Before her 95th birthday, Routledge wrote a poignant message which has chimed with many fans and admirers ever since. “I’ll be turning 95 this coming Monday. In my younger years, I was often filled with worry — worry that I wasn’t quite good enough, that no one would cast me again, that I wouldn’t live up to my mother’s hopes. But these days begin in peace, and end in gratitude.”
“I’m writing this to tell you something simple. Growing older is not the closing act. It can be the most exquisite chapter – if you let yourself bloom again. Let these years ahead be your treasure years. You don’t need to be famous. You don’t need to be flawless.You only need to show up – fully – for the life that is still yours.”

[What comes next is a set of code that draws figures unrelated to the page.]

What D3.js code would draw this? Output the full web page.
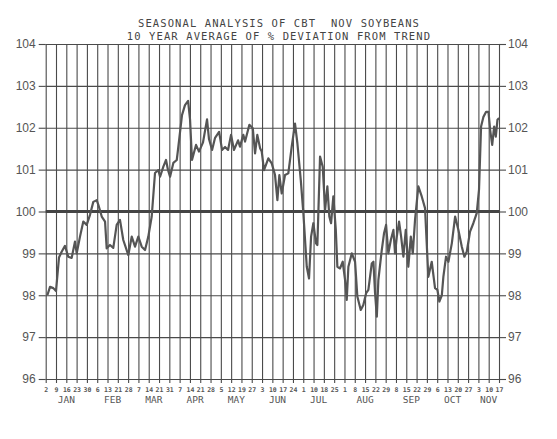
<!DOCTYPE html>
<html><head><meta charset="utf-8">
<script src="https://cdn.jsdelivr.net/npm/d3@7"></script>
<style>
html,body{margin:0;padding:0;background:#fff;}
svg{display:block;}
</style></head>
<body>
<svg id="c" width="557" height="439"></svg>
<script>
// ---- data ----
const titleLines = ["SEASONAL ANALYSIS OF CBT  NOV SOYBEANS", "10 YEAR AVERAGE OF % DEVIATION FROM TREND"];
const yTicks = [96, 97, 98, 99, 100, 101, 102, 103, 104];
const weekLabels = ["2","9","16","23","30","6","13","21","28","7","14","21","31","7","14","21","28","5","12","19","27","3","10","17","24","1","10","18","25","1","8","15","22","29","8","15","22","29","6","13","20","27","3","10","17"];
const months = ["JAN","FEB","MAR","APR","MAY","JUN","JUL","AUG","SEP","OCT","NOV"];
const weeksPerMonth = [5,4,4,4,4,4,4,5,4,4,3];
// position in weeks from Jan 2, and % deviation from trend
const weekPos = [0.16,0.42,0.74,1.0,1.29,1.55,1.87,2.19,2.52,2.84,3.01,3.33,3.65,3.98,4.30,4.62,4.95,5.11,5.44,5.76,5.92,6.24,6.56,6.89,7.21,7.53,8.02,8.35,8.67,8.99,9.32,9.64,9.96,10.29,10.61,10.93,11.10,11.42,11.68,11.87,12.07,12.39,12.72,12.84,13.23,13.52,13.82,14.01,14.20,14.59,14.88,15.27,15.66,15.85,16.15,16.44,16.83,17.12,17.41,17.70,17.99,18.28,18.67,18.86,19.18,19.35,19.77,20.10,20.32,20.54,20.81,20.97,21.19,21.61,21.94,22.26,22.49,22.68,22.91,23.23,23.55,23.88,24.20,24.43,24.76,25.01,25.34,25.56,25.76,25.98,26.24,26.37,26.63,26.89,27.12,27.34,27.53,27.70,27.92,28.16,28.31,28.57,28.83,29.06,29.22,29.38,29.71,30.03,30.25,30.58,30.83,31.10,31.32,31.65,31.81,31.97,32.14,32.29,32.62,32.84,33.04,33.26,33.50,33.75,33.91,34.08,34.30,34.50,34.72,34.95,35.20,35.44,35.63,35.85,36.17,36.50,36.82,37.14,37.47,37.79,38.02,38.21,38.45,38.60,38.86,39.09,39.42,39.74,40.06,40.39,40.64,40.87,41.19,41.51,41.84,42.06,42.26,42.49,42.75,42.98,43.14,43.34,43.53,43.69,43.85,44.01];
const deviation = [98.0,98.2,98.17,98.1,98.9,99.04,99.18,98.92,98.89,99.28,99.0,99.4,99.76,99.68,99.92,100.23,100.27,100.16,99.88,99.76,99.12,99.2,99.13,99.68,99.8,99.32,98.96,99.4,99.16,99.4,99.16,99.08,99.4,99.88,100.92,100.99,100.83,101.07,101.23,100.99,100.83,101.16,101.23,101.47,102.3,102.54,102.64,102.2,101.23,101.59,101.43,101.65,102.2,101.73,101.47,101.76,101.9,101.47,101.54,101.47,101.83,101.47,101.7,101.55,101.83,101.67,102.07,101.99,101.39,101.83,101.51,101.43,100.99,101.27,101.15,100.87,100.27,100.87,100.43,100.87,100.91,101.55,102.1,101.63,100.75,99.96,98.68,98.4,99.4,99.72,99.24,99.2,101.31,101.07,100.04,100.6,99.88,99.72,100.36,99.56,98.68,98.64,98.8,98.36,97.89,98.68,99.0,98.8,97.97,97.65,97.77,98.05,98.13,98.76,98.8,98.05,97.49,98.36,99.08,99.48,99.68,99.0,99.32,99.56,99.0,99.4,99.76,99.4,98.92,99.56,98.68,99.4,99.0,99.8,100.6,100.36,100.08,98.44,98.8,98.17,98.13,97.85,98.0,98.44,98.92,98.8,99.24,99.88,99.56,99.16,98.92,99.04,99.52,99.72,99.96,100.52,102.03,102.26,102.38,102.38,101.95,101.59,102.03,101.79,102.19,102.23];

// ---- layout ----
const L = 45.7, R = 499, T = 44, B = 379;
const ink = "#4a4a4a";
const svg = d3.select("#c");
const x = d3.scaleLinear().domain([0, weekLabels.length - 1]).range([L, R]);
const y = d3.scaleLinear().domain([96, 104]).range([B, T]);
const weekIdx = d3.range(weekLabels.length);

// title
svg.append("g").selectAll("text").data(titleLines).join("text")
  .attr("x", 279).attr("y", (d, i) => 27 + i * 12.5)
  .attr("text-anchor", "middle")
  .attr("font-family", "DejaVu Sans Mono").attr("font-size", 10.5)
  .attr("letter-spacing", 1.1)
  .attr("fill", "#444")
  .style("white-space", "pre")
  .text(d => d);

// vertical grid + bottom ticks
const gx = svg.append("g").attr("transform", `translate(0,${B})`)
  .call(d3.axisBottom(x).tickValues(weekIdx).tickSizeInner(-(B - T)).tickSizeOuter(0).tickFormat(""));
gx.select(".domain").remove();
gx.selectAll("line").attr("stroke", ink).attr("stroke-width", 1.1);
const gxl = svg.append("g").attr("transform", `translate(0,${B})`)
  .call(d3.axisBottom(x).tickValues(weekIdx).tickSize(4).tickPadding(4).tickFormat(i => weekLabels[i]));
gxl.select(".domain").remove();
gxl.selectAll("line").attr("stroke", ink).attr("stroke-width", 1.1);
gxl.selectAll("text").attr("font-family", "DejaVu Sans Mono").attr("font-size", 6.5)
  .attr("font-weight", "bold").attr("fill", "#555");

// month labels
let start = 0;
const monthPos = weeksPerMonth.map(n => { const c = start + (n - 1) / 2; start += n; return c; });
svg.append("g").selectAll("text").data(months).join("text")
  .attr("x", (d, i) => x(monthPos[i])).attr("y", 403)
  .attr("text-anchor", "middle")
  .attr("font-family", "DejaVu Sans Mono").attr("font-size", 9.5)
  .attr("fill", "#555")
  .text(d => d);

// horizontal grid
const gy = svg.append("g").attr("transform", `translate(${L},0)`)
  .call(d3.axisLeft(y).tickValues(yTicks).tickSizeInner(-(R - L)).tickSizeOuter(0).tickFormat(""));
gy.select(".domain").remove();
gy.selectAll("line").attr("stroke", ink).attr("stroke-width", 1.1);

// left labels
const gyl = svg.append("g").attr("transform", `translate(${L},0)`)
  .call(d3.axisLeft(y).tickValues(yTicks).tickSize(7).tickPadding(3).tickFormat(d3.format("d")));
gyl.select(".domain").remove();
gyl.selectAll("line").attr("stroke", ink).attr("stroke-width", 1.1);
gyl.selectAll("text").attr("font-family", "Liberation Sans").attr("font-size", 12).attr("fill", "#555");

// right labels
const gyr = svg.append("g").attr("transform", `translate(${R},0)`)
  .call(d3.axisRight(y).tickValues(yTicks).tickSize(7).tickPadding(2).tickFormat(d3.format("d")));
gyr.select(".domain").remove();
gyr.selectAll("line").attr("stroke", ink).attr("stroke-width", 1.1);
gyr.selectAll("text").attr("font-family", "Liberation Sans").attr("font-size", 12).attr("fill", "#555");

// 100 baseline
svg.append("line").attr("x1", L).attr("x2", R).attr("y1", y(100)).attr("y2", y(100))
  .attr("stroke", "#444").attr("stroke-width", 3);

// series
const pts = weekPos.map((w, i) => [w, deviation[i]]);
svg.append("path").datum(pts)
  .attr("fill", "none").attr("stroke", "#555").attr("stroke-width", 2.2)
  .attr("stroke-linejoin", "round")
  .attr("d", d3.line().x(d => x(d[0])).y(d => y(d[1])));
</script>
</body></html>
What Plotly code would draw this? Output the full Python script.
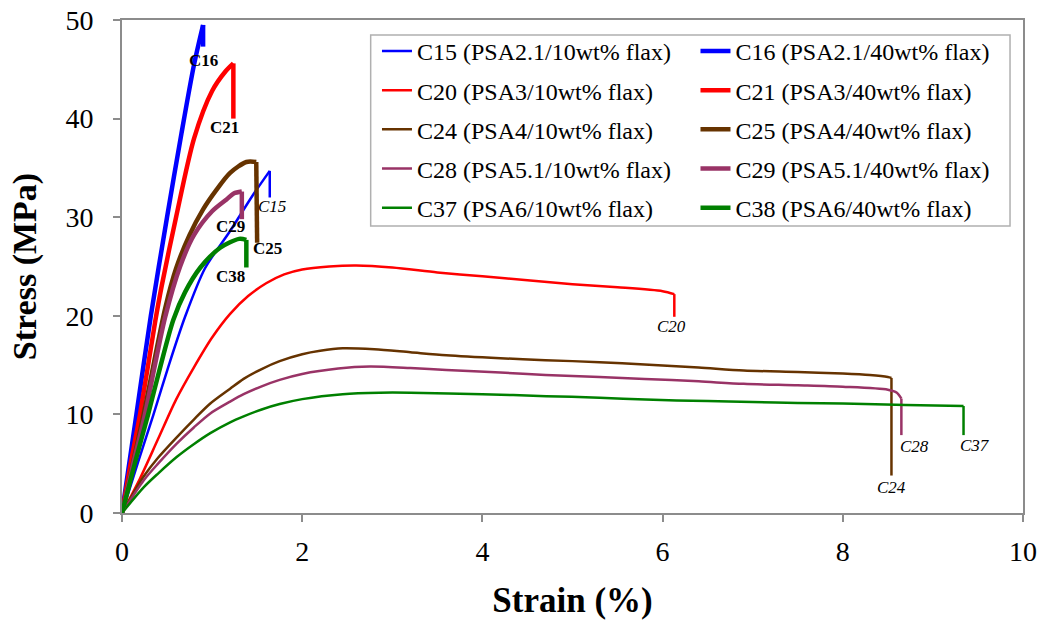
import plotly.graph_objects as go

# ---- data ----
c15_x = [0, 0.18, 0.35, 0.52, 0.70, 0.92, 1.2, 1.45, 1.64, 1.64]
c15_y = [0, 5.2, 10, 15, 19.9, 24.8, 28.6, 32.2, 34.7, 32.0]

c16_x = [0, 0.16, 0.32, 0.5, 0.66, 0.8, 0.9, 0.9]
c16_y = [0, 10, 20, 30, 38.5, 45.5, 49.5, 47.3]

c20_x = [0, 0.2, 0.4, 0.6, 0.8, 1.0, 1.2, 1.4, 1.6, 1.8, 2.0, 2.3, 2.6, 3.0, 3.5, 4.0, 4.5, 5.0, 5.5, 6.0, 6.13, 6.13]
c20_y = [0, 3.5, 7.5, 11.5, 14.8, 17.8, 20.2, 22.0, 23.3, 24.2, 24.7, 25.0, 25.1, 24.9, 24.4, 24.0, 23.6, 23.2, 22.9, 22.5, 22.2, 19.9]

c21_x = [0, 0.1, 0.2, 0.37, 0.44, 0.6, 0.8, 1.0, 1.15, 1.236, 1.236]
c21_y = [0, 5.2, 10, 19.5, 23, 30, 38, 42.8, 44.8, 45.6, 40.0]

c24_x = [0, 0.12, 0.24, 0.4, 0.61, 0.8, 0.98, 1.2, 1.35, 1.55, 1.75, 2.0, 2.2, 2.45, 2.8, 3.2, 3.6, 4.2, 4.7, 5.3, 5.8, 6.4, 6.9, 7.5, 8.0, 8.3, 8.5, 8.54, 8.54]
c24_y = [0, 1.9, 3.7, 5.6, 7.7, 9.5, 11.1, 12.6, 13.6, 14.6, 15.4, 16.1, 16.45, 16.7, 16.6, 16.3, 16.0, 15.7, 15.5, 15.3, 15.05, 14.75, 14.45, 14.3, 14.15, 14.0, 13.8, 13.7, 3.8]

c25_x = [0, 0.12, 0.24, 0.36, 0.48, 0.6, 0.75, 0.9, 1.05, 1.2, 1.38, 1.49, 1.50]
c25_y = [0, 5, 10, 15.5, 20.8, 24.8, 28.2, 30.8, 32.8, 34.5, 35.6, 35.6, 27.4]

c28_x = [0, 0.24, 0.4, 0.61, 0.8, 0.98, 1.2, 1.35, 1.55, 1.75, 2.0, 2.4, 2.75, 3.2, 3.6, 4.2, 4.7, 5.3, 5.8, 6.4, 6.9, 7.5, 8.0, 8.5, 8.6, 8.65, 8.65]
c28_y = [0, 3.3, 5.0, 7.06, 8.7, 10.1, 11.3, 12.05, 12.85, 13.5, 14.1, 14.65, 14.85, 14.7, 14.5, 14.25, 14.0, 13.8, 13.6, 13.35, 13.1, 12.95, 12.8, 12.5, 12.2, 11.6, 7.9]

c29_x = [0, 0.12, 0.255, 0.37, 0.48, 0.645, 0.8, 1.0, 1.16, 1.24, 1.33, 1.33]
c29_y = [0, 4.8, 10, 15.2, 19.9, 25.0, 28.2, 30.6, 31.8, 32.4, 32.6, 29.8]

c37_x = [0, 0.24, 0.4, 0.61, 0.8, 0.98, 1.2, 1.35, 1.55, 1.75, 2.0, 2.45, 2.86, 3.2, 4.0, 4.71, 5.3, 5.81, 6.5, 7.0, 7.5, 8.0, 8.7, 9.34, 9.34]
c37_y = [0, 2.6, 4.0, 5.7, 7.0, 8.1, 9.2, 9.8, 10.5, 11.05, 11.55, 12.05, 12.2, 12.2, 12.05, 11.85, 11.7, 11.5, 11.35, 11.25, 11.15, 11.1, 10.95, 10.85, 7.9]

c38_x = [0, 0.15, 0.29, 0.43, 0.57, 0.7, 0.87, 1.09, 1.3, 1.38, 1.38]
c38_y = [0, 5.3, 10, 15, 19.6, 22.4, 24.9, 26.9, 27.8, 27.7, 24.9]

names_10 = ["C15 (PSA2.1/10wt% flax)", "C20 (PSA3/10wt% flax)", "C24 (PSA4/10wt% flax)",
            "C28 (PSA5.1/10wt% flax)", "C37 (PSA6/10wt% flax)"]
names_40 = ["C16 (PSA2.1/40wt% flax)", "C21 (PSA3/40wt% flax)", "C25 (PSA4/40wt% flax)",
            "C29 (PSA5.1/40wt% flax)", "C38 (PSA6/40wt% flax)"]

# curve end labels: text, strain, stress, bold?
label_text = ["C16", "C21", "C15", "C29", "C25", "C38", "C20", "C24", "C28", "C37"]
label_x = [0.90, 1.14, 1.66, 1.20, 1.62, 1.20, 6.10, 8.54, 8.80, 9.47]
label_y = [45.9, 39.1, 31.1, 29.1, 26.8, 24.0, 18.9, 2.6, 6.7, 6.8]
label_bold = [True, True, False, True, True, True, False, False, False, False]

colors = ["#0000FF", "#FF0000", "#663300", "#993366", "#008000"]

thin = [(c15_x, c15_y), (c20_x, c20_y), (c24_x, c24_y), (c28_x, c28_y), (c37_x, c37_y)]
thick = [(c16_x, c16_y), (c21_x, c21_y), (c25_x, c25_y), (c29_x, c29_y), (c38_x, c38_y)]

fig = go.Figure()


def add_curve(xs, ys, name, color, width, legend, group):
    # smooth loading part, then the straight drop at failure
    fig.add_trace(go.Scatter(x=xs[:-1], y=ys[:-1], mode="lines", name=name,
                             line=dict(color=color, width=width, shape="spline", smoothing=0.8),
                             legend=legend, legendgroup=group))
    fig.add_trace(go.Scatter(x=xs[-2:], y=ys[-2:], mode="lines", name=name,
                             line=dict(color=color, width=width),
                             legend=legend, legendgroup=group, showlegend=False))


for i, (xs, ys) in enumerate(thin):
    add_curve(xs, ys, names_10[i], colors[i], 2.5, "legend", "a%d" % i)
for i, (xs, ys) in enumerate(thick):
    add_curve(xs, ys, names_40[i], colors[i], 4.5, "legend2", "b%d" % i)

serif = "Liberation Serif, Times New Roman, serif"
for t, x, y, b in zip(label_text, label_x, label_y, label_bold):
    fig.add_annotation(x=x, y=y, text=("<b>%s</b>" % t) if b else ("<i>%s</i>" % t),
                       showarrow=False, font=dict(family=serif, size=17, color="black"),
                       xanchor="center", yanchor="middle")

legend_common = dict(orientation="v", xanchor="left", yanchor="top",
                     bgcolor="rgba(0,0,0,0)", borderwidth=0,
                     font=dict(family=serif, size=24, color="black"),
                     tracegroupgap=5, itemwidth=30)

fig.update_layout(
    width=1042, height=620,
    margin=dict(l=122, r=19, t=20, b=107, autoexpand=False),
    paper_bgcolor="white", plot_bgcolor="white",
    font=dict(family=serif, color="black"),
    showlegend=True,
    legend=dict(x=0.283, y=0.982, **legend_common),
    legend2=dict(x=0.6365, y=0.982, **legend_common),
    shapes=[dict(type="rect", xref="paper", yref="paper",
                 x0=0.276, x1=0.9856, y0=0.582, y1=0.9696,
                 line=dict(color="#b0b0b0", width=1.5), fillcolor="white", layer="below")],
    xaxis=dict(range=[0, 10], tickvals=[0, 2, 4, 6, 8, 10], showgrid=False, zeroline=False,
               showline=True, linecolor="#8c8c8c", linewidth=2, mirror=True, automargin=False,
               ticks="outside", ticklen=7, tickcolor="#8c8c8c", tickwidth=1.5, ticklabelstandoff=5,
               tickfont=dict(family=serif, size=28, color="black"),
               title=dict(text="<b>Strain (%)</b>", font=dict(family=serif, size=35, color="black"), standoff=27)),
    yaxis=dict(range=[0, 50], tickvals=[0, 10, 20, 30, 40, 50], showgrid=False, zeroline=False,
               showline=True, linecolor="#8c8c8c", linewidth=2, mirror=True, automargin=False,
               ticks="outside", ticklen=7, tickcolor="#8c8c8c", tickwidth=1.5, ticklabelstandoff=14,
               tickfont=dict(family=serif, size=28, color="black"),
               title=dict(text="<b>Stress (MPa)</b>", font=dict(family=serif, size=34, color="black"), standoff=19)),
)

# remove the browser's default 8px page margin so the figure sits at the window origin
fig.write_html("out.html", config={"displayModeBar": False},
               post_script="document.body.style.margin='0';")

Tributes have since been paid to the star. Etiqutte expert Grant Harrold wrote: “So sad to hear of the passing of Dame Katherine Patricia Routledge. I had the pleasure of meeting her on a few occasions — a true lady in every sense of the word and had the perfect manners !!!”
Fellow etiquette expert William Hanson added: “Dame Patricia Routledge, 1929 – 2025. Now off to the candlelight supper in the sky. Thank you for everything. Hyacinth’s final words in Keeping Up Appearances seem fitting.” In the final scene of the show, Hyacinth is seen on a stretcher being placed in an ambulance saying: “Tell God it’s ‘bouquet.”
Journalist Rob Osbourne said: “Dame Patricia Routledge. Legend. She was far bigger than Keeping up Appearances but that show was huge – in the UK and US.”